Nadie refutó lo que dijo Willie Colón con datos que dijeran lo contrario a lo que él afirmaba de Chávez. Cuando criticó el cierre de medios de comunicación, o lo que hacía a los venezolanos, en lugar de defenderlo con cifras que dijeran que los medios eran libres, que no existía delincuencia o que todos eran más prósperos desde que él está en el poder, los defensores de Chávez se dedicaron a “googlear” cuando cuento oscuro existía del maestro, como si nombrar una noche de parranda de Willie Colón tuviera la capacidad de reducir la cifra semanal de muertos en Caracas; o un desacuerdo con “La Voz” fuera capaz de hacerlos olvidar, por lo menos en Twitter que se nos acaban los espacios de discusión, porque somos incapaces de ir más allá de los insultos. No sabemos debatir.
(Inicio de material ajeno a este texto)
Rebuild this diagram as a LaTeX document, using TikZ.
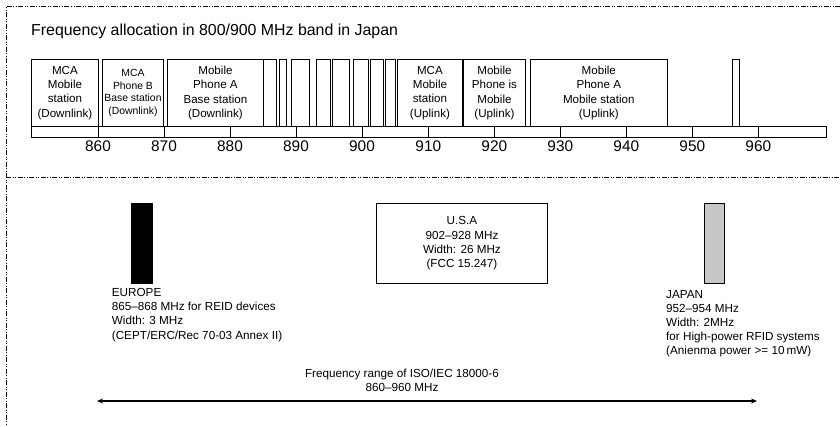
\documentclass[tikz,border=0pt]{standalone}
\usepackage{fontspec}
\setmainfont{Liberation Sans}
\usepackage{tikz}
\usetikzlibrary{arrows.meta}

\begin{document}
\begin{tikzpicture}[x=1pt, y=-1pt,
  band/.style={draw, line width=0.9pt, anchor=north west, minimum height=67pt, inner sep=0pt, align=center, font=\fontsize{11.6}{14.2}\selectfont},
  slot/.style={draw, line width=0.9pt, anchor=north west, minimum height=67pt, inner sep=0pt},
  bar/.style={draw, line width=0.9pt, anchor=north west, minimum height=79.4pt, inner sep=0pt},
  freq/.style={anchor=base, inner sep=0pt, font=\fontsize{15.4}{18}\selectfont},
  note/.style={anchor=north west, inner sep=0pt, align=left, font=\fontsize{11.7}{14.3}\selectfont},
  frame/.style={line width=0.9pt, dash pattern=on 5pt off 1.5pt on 1pt off 1.5pt on 1pt off 1.5pt},
  arr/.style={{Stealth[length=6pt,width=5pt]}-{Stealth[length=6pt,width=5pt]}, line width=1.1pt}
]
\useasboundingbox (0,0) rectangle (840,426);

% dashed frame
\draw[frame] (840,6.7) -- (6,6.7) -- (6,426);
\draw[frame] (6,177.3) -- (840,177.3);

% upper part: allocation in Japan
\node[anchor=base west, inner sep=0pt, font=\fontsize{15.9}{18}\selectfont] (title) at (31,35) {Frequency allocation in 800/900 MHz band in Japan};

\node[band, minimum width=67pt] (mcadl) at (31,59) {MCA\\Mobile\\station\\(Downlink)};
\node[band, minimum width=61pt, font=\fontsize{10.4}{12.6}\selectfont] (phbbs) at (102,59) {MCA\\Phone B\\Base station\\(Downlink)};
\node[band, minimum width=96pt] (phabs) at (167,59) {Mobile\\Phone A\\Base station\\(Downlink)};
\node[slot, minimum width=12.7pt] (s1) at (263.3,59) {};
\node[slot, minimum width=6.7pt] (s2) at (279.3,59) {};
\node[slot, minimum width=18.6pt] (s3) at (290.7,59) {};
\node[slot, minimum width=14pt] (s4) at (316,59) {};
\node[slot, minimum width=17.6pt] (s5) at (331.7,59) {};
\node[slot, minimum width=15pt] (s6) at (352.7,59) {};
\node[slot, minimum width=13.3pt] (s7) at (370,59) {};
\node[slot, minimum width=10.6pt] (s8) at (384.7,59) {};
\node[band, minimum width=65pt] (mcaul) at (397,59) {MCA\\Mobile\\station\\(Uplink)};
\node[band, minimum width=62.6pt] (phmob) at (462.7,59) {Mobile\\Phone is\\Mobile\\(Uplink)};
\node[band, minimum width=136.7pt] (phams) at (530,59) {Mobile\\Phone A\\Mobile station\\(Uplink)};
\node[slot, minimum width=7.6pt] (s9) at (731.7,59) {};

% frequency axis
\node[draw, line width=0.9pt, anchor=north west, minimum width=795pt, minimum height=11pt, inner sep=0pt] (axis) at (31,126) {};
\draw[line width=0.9pt] (98,126) -- ++(0,11) (164,126) -- ++(0,11) (230,126) -- ++(0,11)
  (296,126) -- ++(0,11) (362,126) -- ++(0,11) (428.3,126) -- ++(0,11) (494.3,126) -- ++(0,11)
  (560.3,126) -- ++(0,11) (626.3,126) -- ++(0,11) (692.3,126) -- ++(0,11) (758.3,126) -- ++(0,11);
\node[freq] (f860) at (98,151.7) {860};
\node[freq] (f870) at (164,151.7) {870};
\node[freq] (f880) at (230,151.7) {880};
\node[freq] (f890) at (296,151.7) {890};
\node[freq] (f900) at (362,151.7) {900};
\node[freq] (f910) at (428.3,151.7) {910};
\node[freq] (f920) at (494.3,151.7) {920};
\node[freq] (f930) at (560.3,151.7) {930};
\node[freq] (f940) at (626.3,151.7) {940};
\node[freq] (f950) at (692.3,151.7) {950};
\node[freq] (f960) at (758.3,151.7) {960};

% lower part: regional bands
\node[bar, fill=black, minimum width=21pt] (eubar) at (130.7,203.3) {};
\node[note] (eutext) at (111.7,288) {EUROPE\\865--868 MHz for REID devices\\Width: 3 MHz\\(CEPT/ERC/Rec 70-03 Annex II)};
\node[bar, minimum width=171.6pt, align=center, font=\fontsize{11.7}{14.3}\selectfont] (usa) at (375.7,203.3) {U.S.A\\902--928 MHz\\Width: 26 MHz\\(FCC 15.247)};
\node[bar, fill=black!22, minimum width=19.7pt] (jpbar) at (704,203.3) {};
\node[note, font=\fontsize{11.7}{14}\selectfont] (jptext) at (666,290) {JAPAN\\952--954 MHz\\Width: 2MHz\\for High-power RFID systems\\(Anienma power >= 10\,mW)};

% ISO range
\node[align=center, inner sep=0pt, font=\fontsize{11.7}{14}\selectfont] (isotext) at (402,380.3) {Frequency range of ISO/IEC 18000-6\\860--960 MHz};
\coordinate (lo) at (97,401);
\coordinate (hi) at (757,401);
\draw[arr] (lo) -- (hi);
\end{tikzpicture}
\end{document}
Ante una posición con la que no estamos de acuerdo, insultamos al que la expresa. No intentamos, ni siquiera, argumentar nuestro desacuerdo: el que no sea “de los nuestros” lo convierte en un enemigo al que ni siquiera creemos capaz de entender nuestro idioma. Por eso procedemos a emplear con ellos nuestro vocabulario más básico, acompañado, por supuesto, de menciones a su genealogía que lo hacen, en nuestra opinión, habitantes de otra dimensión (desconocidísima para nosotros, por supuesto).
Un debate no debería ser un concurso de insultos. Debería dar la oportunidad a los que lo presenciamos de conocer diferentes puntos de vista y, hasta, quién sabe, ser capaz de hacernos cambiar de opinión.
Eso es lo que pienso. ¿Alguien quiere debatir mi punto de vista?